Objective:
Omit all images, then repeat exactly the lines below from the one containing "Generate a Python" through the one containing "from matplotlib.patches import PathPatch", both ends included.

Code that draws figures

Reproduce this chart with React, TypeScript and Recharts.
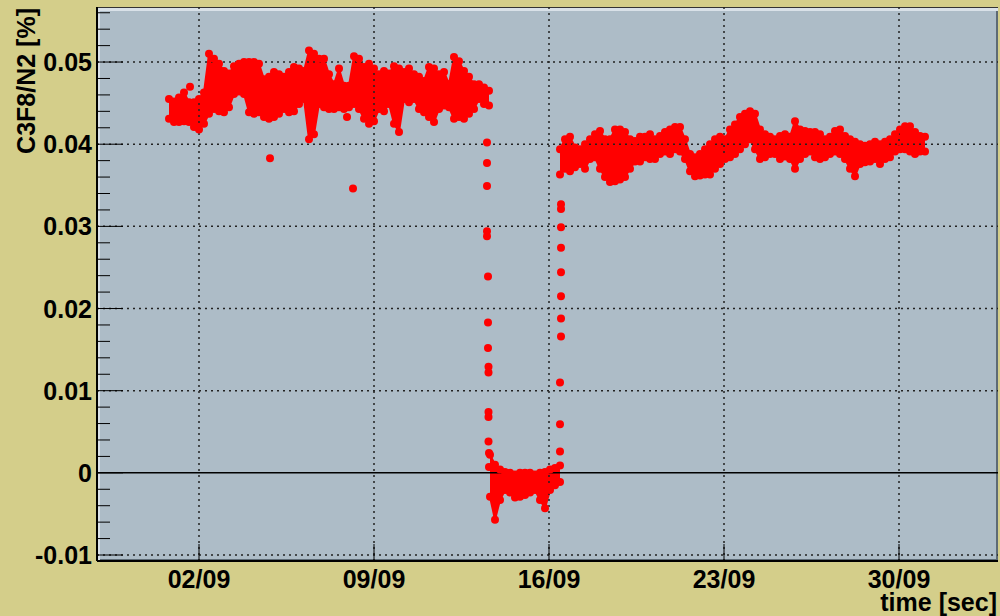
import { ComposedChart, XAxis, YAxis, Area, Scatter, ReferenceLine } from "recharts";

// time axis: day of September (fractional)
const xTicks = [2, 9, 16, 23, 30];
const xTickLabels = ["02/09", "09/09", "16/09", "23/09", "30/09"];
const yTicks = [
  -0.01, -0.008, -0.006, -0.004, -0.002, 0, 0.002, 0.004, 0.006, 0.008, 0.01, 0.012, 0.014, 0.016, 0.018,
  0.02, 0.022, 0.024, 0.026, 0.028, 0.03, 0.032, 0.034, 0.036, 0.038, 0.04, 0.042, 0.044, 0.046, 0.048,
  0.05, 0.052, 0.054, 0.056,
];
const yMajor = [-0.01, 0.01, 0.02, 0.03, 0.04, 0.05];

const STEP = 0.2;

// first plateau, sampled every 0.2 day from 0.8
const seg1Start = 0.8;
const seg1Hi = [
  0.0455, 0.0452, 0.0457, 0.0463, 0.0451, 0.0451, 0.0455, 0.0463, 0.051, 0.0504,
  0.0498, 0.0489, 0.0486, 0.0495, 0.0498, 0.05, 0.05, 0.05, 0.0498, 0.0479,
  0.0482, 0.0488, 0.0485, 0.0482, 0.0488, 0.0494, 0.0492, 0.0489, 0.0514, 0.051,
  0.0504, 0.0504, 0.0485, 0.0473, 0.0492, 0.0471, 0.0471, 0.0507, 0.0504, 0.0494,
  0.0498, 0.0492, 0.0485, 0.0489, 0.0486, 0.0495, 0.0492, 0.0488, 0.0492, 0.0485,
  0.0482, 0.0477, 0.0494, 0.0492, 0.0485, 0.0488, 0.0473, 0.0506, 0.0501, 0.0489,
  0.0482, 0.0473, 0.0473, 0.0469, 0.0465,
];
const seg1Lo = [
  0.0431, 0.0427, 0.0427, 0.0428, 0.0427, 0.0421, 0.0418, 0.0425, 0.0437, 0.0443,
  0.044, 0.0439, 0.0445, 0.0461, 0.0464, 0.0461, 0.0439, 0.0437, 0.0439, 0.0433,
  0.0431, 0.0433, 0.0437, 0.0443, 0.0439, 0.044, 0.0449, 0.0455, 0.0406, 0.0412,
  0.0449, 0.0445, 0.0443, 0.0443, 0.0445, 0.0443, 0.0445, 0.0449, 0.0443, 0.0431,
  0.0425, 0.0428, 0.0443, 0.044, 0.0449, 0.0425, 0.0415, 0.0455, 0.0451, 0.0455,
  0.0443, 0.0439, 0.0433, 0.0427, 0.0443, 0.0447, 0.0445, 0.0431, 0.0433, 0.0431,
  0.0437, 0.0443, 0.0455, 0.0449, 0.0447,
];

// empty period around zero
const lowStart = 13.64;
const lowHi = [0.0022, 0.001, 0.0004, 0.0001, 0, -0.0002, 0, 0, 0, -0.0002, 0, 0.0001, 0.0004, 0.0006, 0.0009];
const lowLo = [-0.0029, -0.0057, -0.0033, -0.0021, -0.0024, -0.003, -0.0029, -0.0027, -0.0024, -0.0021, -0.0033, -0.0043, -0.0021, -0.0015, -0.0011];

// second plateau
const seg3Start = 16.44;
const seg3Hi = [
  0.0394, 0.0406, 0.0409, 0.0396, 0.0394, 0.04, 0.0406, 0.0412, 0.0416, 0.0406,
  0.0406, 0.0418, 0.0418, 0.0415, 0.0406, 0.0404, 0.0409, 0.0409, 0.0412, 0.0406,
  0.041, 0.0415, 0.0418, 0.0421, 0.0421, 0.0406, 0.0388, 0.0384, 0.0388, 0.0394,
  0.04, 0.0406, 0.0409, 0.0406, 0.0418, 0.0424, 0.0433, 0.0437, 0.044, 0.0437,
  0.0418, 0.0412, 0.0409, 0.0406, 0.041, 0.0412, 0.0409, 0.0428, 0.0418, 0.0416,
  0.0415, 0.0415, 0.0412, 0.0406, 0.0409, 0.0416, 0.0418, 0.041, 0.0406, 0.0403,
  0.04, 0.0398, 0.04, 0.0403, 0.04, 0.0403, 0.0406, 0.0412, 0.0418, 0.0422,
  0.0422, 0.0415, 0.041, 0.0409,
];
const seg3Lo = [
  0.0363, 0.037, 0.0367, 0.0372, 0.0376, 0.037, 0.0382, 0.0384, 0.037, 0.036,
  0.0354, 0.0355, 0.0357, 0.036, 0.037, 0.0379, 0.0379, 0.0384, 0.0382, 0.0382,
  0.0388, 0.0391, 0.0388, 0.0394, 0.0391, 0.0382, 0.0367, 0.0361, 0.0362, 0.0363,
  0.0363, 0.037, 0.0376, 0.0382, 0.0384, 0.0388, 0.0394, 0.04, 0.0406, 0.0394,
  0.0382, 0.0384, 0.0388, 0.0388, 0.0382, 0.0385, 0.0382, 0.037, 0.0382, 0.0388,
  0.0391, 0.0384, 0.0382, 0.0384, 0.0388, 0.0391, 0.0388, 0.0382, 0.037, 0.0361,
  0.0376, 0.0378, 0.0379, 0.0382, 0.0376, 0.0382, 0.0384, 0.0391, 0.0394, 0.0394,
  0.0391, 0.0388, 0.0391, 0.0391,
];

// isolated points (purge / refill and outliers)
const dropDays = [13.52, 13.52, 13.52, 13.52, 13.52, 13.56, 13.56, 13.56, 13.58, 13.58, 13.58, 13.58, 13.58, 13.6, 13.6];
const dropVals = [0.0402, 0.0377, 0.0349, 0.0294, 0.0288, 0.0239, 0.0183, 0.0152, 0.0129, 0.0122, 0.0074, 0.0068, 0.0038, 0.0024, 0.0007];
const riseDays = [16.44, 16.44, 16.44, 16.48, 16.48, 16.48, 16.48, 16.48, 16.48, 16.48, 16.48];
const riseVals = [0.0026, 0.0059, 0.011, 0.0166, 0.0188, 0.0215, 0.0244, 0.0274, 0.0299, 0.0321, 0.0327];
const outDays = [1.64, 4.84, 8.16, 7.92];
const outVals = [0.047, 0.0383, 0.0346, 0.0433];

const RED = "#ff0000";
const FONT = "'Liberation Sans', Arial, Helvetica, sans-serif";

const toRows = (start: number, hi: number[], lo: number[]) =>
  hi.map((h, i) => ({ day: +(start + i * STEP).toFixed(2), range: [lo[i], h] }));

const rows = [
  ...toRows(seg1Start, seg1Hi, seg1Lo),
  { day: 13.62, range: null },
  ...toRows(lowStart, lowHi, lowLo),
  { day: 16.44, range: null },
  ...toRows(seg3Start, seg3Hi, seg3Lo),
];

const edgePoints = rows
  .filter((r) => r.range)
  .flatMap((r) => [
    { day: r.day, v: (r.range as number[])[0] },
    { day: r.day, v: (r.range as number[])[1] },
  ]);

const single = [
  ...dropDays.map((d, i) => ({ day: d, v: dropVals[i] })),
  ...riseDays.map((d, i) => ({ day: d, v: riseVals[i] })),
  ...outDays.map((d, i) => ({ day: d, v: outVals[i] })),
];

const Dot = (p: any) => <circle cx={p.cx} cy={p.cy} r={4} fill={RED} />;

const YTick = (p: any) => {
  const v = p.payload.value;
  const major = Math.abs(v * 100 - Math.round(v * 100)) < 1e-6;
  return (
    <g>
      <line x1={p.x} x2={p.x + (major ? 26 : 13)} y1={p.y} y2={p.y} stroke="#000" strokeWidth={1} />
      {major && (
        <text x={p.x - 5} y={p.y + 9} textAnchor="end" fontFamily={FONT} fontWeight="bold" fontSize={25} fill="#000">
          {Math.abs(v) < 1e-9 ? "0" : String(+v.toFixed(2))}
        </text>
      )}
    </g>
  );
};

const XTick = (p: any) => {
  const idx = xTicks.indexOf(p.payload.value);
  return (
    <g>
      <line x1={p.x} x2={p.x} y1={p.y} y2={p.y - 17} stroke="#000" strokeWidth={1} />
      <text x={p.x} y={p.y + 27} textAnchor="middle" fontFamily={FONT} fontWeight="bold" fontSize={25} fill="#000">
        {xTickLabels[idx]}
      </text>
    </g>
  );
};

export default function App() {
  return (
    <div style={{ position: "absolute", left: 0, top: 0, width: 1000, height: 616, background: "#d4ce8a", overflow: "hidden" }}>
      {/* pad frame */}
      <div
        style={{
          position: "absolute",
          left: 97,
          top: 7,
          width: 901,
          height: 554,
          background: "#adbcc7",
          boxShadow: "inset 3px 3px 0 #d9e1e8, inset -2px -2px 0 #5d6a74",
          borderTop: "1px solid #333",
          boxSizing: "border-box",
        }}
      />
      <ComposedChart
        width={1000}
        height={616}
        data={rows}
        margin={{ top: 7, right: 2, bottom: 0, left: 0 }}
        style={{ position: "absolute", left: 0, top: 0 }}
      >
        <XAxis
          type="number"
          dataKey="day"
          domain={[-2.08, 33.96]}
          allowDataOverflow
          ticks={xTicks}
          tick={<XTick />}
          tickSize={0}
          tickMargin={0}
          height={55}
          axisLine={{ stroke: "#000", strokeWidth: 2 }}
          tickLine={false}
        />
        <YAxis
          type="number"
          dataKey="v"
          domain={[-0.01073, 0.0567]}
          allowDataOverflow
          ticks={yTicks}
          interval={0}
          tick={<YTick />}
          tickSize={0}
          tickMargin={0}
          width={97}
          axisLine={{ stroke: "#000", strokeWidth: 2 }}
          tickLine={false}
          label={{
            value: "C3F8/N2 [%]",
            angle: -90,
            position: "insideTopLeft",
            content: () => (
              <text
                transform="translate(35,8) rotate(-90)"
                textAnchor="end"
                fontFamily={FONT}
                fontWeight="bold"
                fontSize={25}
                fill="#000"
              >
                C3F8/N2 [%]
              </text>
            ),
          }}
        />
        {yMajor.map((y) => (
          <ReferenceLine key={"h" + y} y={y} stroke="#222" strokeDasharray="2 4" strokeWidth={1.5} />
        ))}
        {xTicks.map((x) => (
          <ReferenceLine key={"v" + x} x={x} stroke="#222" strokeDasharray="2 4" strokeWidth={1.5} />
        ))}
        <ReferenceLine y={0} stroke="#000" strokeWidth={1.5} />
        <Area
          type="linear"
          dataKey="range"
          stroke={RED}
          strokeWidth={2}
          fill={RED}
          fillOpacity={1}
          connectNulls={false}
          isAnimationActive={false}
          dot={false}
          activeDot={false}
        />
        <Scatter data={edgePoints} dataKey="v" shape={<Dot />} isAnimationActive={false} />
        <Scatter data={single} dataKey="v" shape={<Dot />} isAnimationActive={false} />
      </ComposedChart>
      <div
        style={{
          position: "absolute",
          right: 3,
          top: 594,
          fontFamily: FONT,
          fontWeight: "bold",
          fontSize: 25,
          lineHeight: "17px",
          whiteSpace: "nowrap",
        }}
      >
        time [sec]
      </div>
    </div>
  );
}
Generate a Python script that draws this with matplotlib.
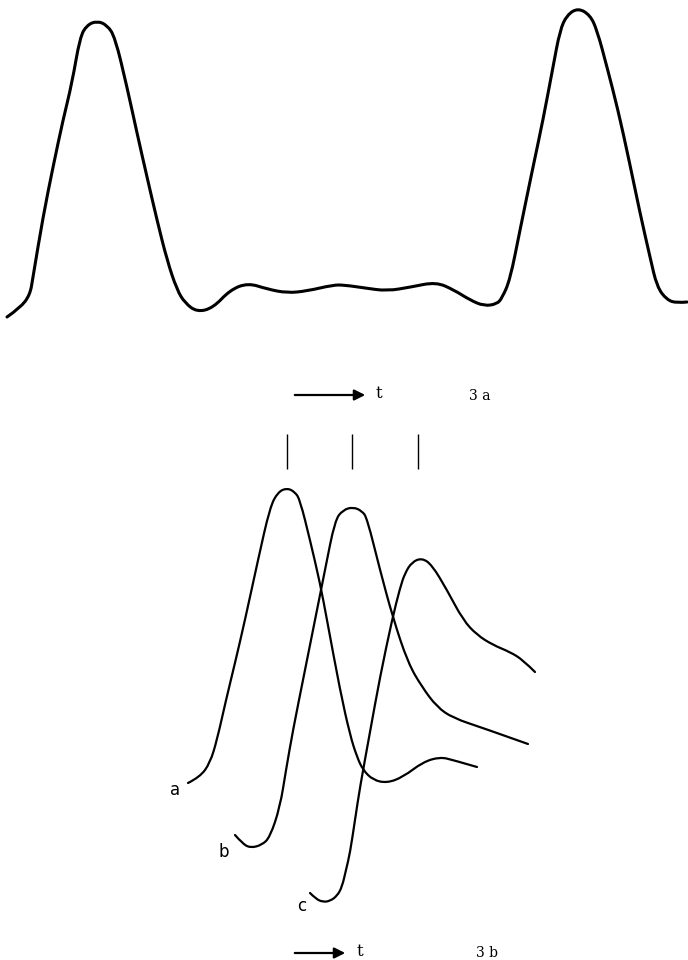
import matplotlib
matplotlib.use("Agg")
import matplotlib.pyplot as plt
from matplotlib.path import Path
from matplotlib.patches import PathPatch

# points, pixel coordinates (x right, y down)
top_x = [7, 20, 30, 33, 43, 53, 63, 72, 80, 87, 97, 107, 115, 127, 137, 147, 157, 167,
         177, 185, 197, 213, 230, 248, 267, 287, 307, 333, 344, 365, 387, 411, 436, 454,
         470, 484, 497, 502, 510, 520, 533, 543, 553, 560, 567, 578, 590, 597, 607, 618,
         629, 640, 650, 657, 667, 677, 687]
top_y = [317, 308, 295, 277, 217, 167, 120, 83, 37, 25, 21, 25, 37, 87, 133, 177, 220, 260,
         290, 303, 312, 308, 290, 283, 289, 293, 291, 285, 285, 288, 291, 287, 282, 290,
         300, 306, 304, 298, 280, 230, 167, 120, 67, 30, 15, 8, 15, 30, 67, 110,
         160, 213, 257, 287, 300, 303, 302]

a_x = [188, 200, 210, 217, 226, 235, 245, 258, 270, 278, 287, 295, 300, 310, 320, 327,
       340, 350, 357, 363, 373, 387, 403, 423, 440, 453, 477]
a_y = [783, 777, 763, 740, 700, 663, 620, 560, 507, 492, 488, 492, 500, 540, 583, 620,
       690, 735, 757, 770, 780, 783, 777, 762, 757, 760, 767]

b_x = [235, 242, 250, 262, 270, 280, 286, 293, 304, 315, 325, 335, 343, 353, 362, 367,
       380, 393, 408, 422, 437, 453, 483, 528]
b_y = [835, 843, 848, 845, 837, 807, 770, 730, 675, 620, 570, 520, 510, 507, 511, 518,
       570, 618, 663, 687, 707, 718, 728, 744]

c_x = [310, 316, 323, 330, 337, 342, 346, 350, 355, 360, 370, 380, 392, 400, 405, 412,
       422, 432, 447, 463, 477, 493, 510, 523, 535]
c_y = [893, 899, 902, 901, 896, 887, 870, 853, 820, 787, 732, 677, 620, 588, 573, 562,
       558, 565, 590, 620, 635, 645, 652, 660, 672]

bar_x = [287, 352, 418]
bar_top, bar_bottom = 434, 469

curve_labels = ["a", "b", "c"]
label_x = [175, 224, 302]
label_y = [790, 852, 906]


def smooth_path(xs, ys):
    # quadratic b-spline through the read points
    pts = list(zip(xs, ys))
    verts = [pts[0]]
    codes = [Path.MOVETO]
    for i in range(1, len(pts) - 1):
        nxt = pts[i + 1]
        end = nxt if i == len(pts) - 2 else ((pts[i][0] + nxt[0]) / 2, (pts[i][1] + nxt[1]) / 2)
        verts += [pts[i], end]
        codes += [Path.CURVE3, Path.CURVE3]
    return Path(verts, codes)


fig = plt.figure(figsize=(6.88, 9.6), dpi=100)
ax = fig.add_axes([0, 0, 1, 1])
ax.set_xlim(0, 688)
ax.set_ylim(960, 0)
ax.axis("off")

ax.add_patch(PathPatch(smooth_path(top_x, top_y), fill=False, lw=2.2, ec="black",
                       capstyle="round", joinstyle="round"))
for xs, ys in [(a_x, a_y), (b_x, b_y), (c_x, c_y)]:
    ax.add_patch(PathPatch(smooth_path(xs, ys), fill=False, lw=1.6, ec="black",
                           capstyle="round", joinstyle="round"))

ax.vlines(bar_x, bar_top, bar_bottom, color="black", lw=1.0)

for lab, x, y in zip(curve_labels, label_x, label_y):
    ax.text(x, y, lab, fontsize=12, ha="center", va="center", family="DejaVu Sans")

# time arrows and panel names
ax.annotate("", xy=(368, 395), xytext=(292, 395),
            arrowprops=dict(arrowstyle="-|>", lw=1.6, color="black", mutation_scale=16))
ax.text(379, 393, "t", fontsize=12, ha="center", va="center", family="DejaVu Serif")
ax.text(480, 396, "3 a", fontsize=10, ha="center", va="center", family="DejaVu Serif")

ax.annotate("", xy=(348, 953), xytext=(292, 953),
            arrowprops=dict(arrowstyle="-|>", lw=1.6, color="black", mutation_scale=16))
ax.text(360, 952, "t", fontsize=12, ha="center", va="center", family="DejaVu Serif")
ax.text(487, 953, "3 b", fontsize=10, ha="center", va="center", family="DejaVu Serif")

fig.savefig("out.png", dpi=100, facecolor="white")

Solution to this problem:
Generate a Python script that draws this with matplotlib.
import matplotlib
matplotlib.use("Agg")
import matplotlib.pyplot as plt
from matplotlib.path import Path
from matplotlib.patches import PathPatch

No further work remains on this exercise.